Your instructions: Extract the lines from the start through the line that holds "showarrow=False, font=dict(family=FONT, size=14.5, color=TXT))", both included, omitting all images.

Supplied information:

——

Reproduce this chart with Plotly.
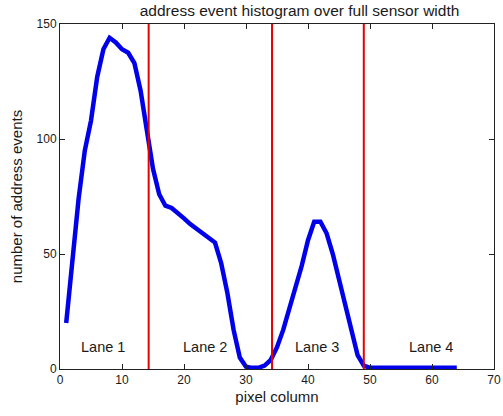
import plotly.graph_objects as go

# Data
pixel_column = list(range(1, 65))
events = [20, 47, 74, 95, 108, 127, 139, 144, 142, 139,
          137.5, 133, 121, 104, 87, 76, 71, 70, 68, 65.5,
          63, 61, 59, 57, 55, 46, 33, 17, 5, 1,
          0.5, 0.5, 1.5, 4, 9.5, 17, 26, 36, 45, 56,
          64, 64, 59, 50, 39, 27, 15, 6, 1.5, 0.5,
          0.5, 0.5, 0.5, 0.5, 0.5, 0.5, 0.5, 0.5, 0.5, 0.5,
          0.5, 0.5, 0.5, 0.5]
lane_bounds = [14.3, 34.2, 49.0]
lane_names = ["Lane 1", "Lane 2", "Lane 3", "Lane 4"]
lane_label_x = [6.9, 23.4, 41.5, 59.8]
lane_label_y = 9.5
x_ticks = [0, 10, 20, 30, 40, 50, 60, 70]
y_ticks = [0, 50, 100, 150]

FONT = "Liberation Sans, Arial, sans-serif"
TXT = "#1a1a1a"

fig = go.Figure()
fig.add_trace(go.Scatter(x=pixel_column, y=events, mode="lines",
                         line=dict(color="rgb(0,0,235)", width=4.5),
                         showlegend=False, hoverinfo="skip"))

for xb in lane_bounds:
    fig.add_shape(type="line", xref="x", yref="y", x0=xb, x1=xb, y0=0, y1=150,
                  line=dict(color="rgb(230,0,0)", width=2))

for name, lx in zip(lane_names, lane_label_x):
    fig.add_annotation(x=lx, y=lane_label_y, xref="x", yref="y", text=name,
                       showarrow=False, font=dict(family=FONT, size=14.5, color=TXT))

axis_common = dict(showline=True, linecolor="#222", linewidth=1, mirror="ticks",
                   ticks="inside", ticklen=5, tickcolor="#222", showgrid=False,
                   zeroline=False, tickfont=dict(family=FONT, size=12, color=TXT))

fig.update_xaxes(range=[0, 70], tickvals=x_ticks,
                 title=dict(text="pixel column", font=dict(family=FONT, size=15, color=TXT), standoff=5),
                 **axis_common)
fig.update_yaxes(range=[0, 150], tickvals=y_ticks,
                 title=dict(text="number of address events", font=dict(family=FONT, size=15, color=TXT), standoff=10),
                 **axis_common)

fig.update_layout(
    width=503, height=416,
    margin=dict(l=60, r=9, t=24, b=47, autoexpand=False),
    paper_bgcolor="white", plot_bgcolor="white",
    title=dict(text="address event histogram over full sensor width",
               font=dict(family=FONT, size=15.5, color=TXT),
               x=0.552, xanchor="center", y=1 - 11 / 416, yanchor="middle",
               xref="paper", yref="container"),
    font=dict(family=FONT),
)
fig.write_html("out.html")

——

Problem solution:
Reproduce this chart with Plotly.
import plotly.graph_objects as go

# Data
pixel_column = list(range(1, 65))
events = [20, 47, 74, 95, 108, 127, 139, 144, 142, 139,
          137.5, 133, 121, 104, 87, 76, 71, 70, 68, 65.5,
          63, 61, 59, 57, 55, 46, 33, 17, 5, 1,
          0.5, 0.5, 1.5, 4, 9.5, 17, 26, 36, 45, 56,
          64, 64, 59, 50, 39, 27, 15, 6, 1.5, 0.5,
          0.5, 0.5, 0.5, 0.5, 0.5, 0.5, 0.5, 0.5, 0.5, 0.5,
          0.5, 0.5, 0.5, 0.5]
lane_bounds = [14.3, 34.2, 49.0]
lane_names = ["Lane 1", "Lane 2", "Lane 3", "Lane 4"]
lane_label_x = [6.9, 23.4, 41.5, 59.8]
lane_label_y = 9.5
x_ticks = [0, 10, 20, 30, 40, 50, 60, 70]
y_ticks = [0, 50, 100, 150]

FONT = "Liberation Sans, Arial, sans-serif"
TXT = "#1a1a1a"

fig = go.Figure()
fig.add_trace(go.Scatter(x=pixel_column, y=events, mode="lines",
                         line=dict(color="rgb(0,0,235)", width=4.5),
                         showlegend=False, hoverinfo="skip"))

for xb in lane_bounds:
    fig.add_shape(type="line", xref="x", yref="y", x0=xb, x1=xb, y0=0, y1=150,
                  line=dict(color="rgb(230,0,0)", width=2))

for name, lx in zip(lane_names, lane_label_x):
    fig.add_annotation(x=lx, y=lane_label_y, xref="x", yref="y", text=name,
                       showarrow=False, font=dict(family=FONT, size=14.5, color=TXT))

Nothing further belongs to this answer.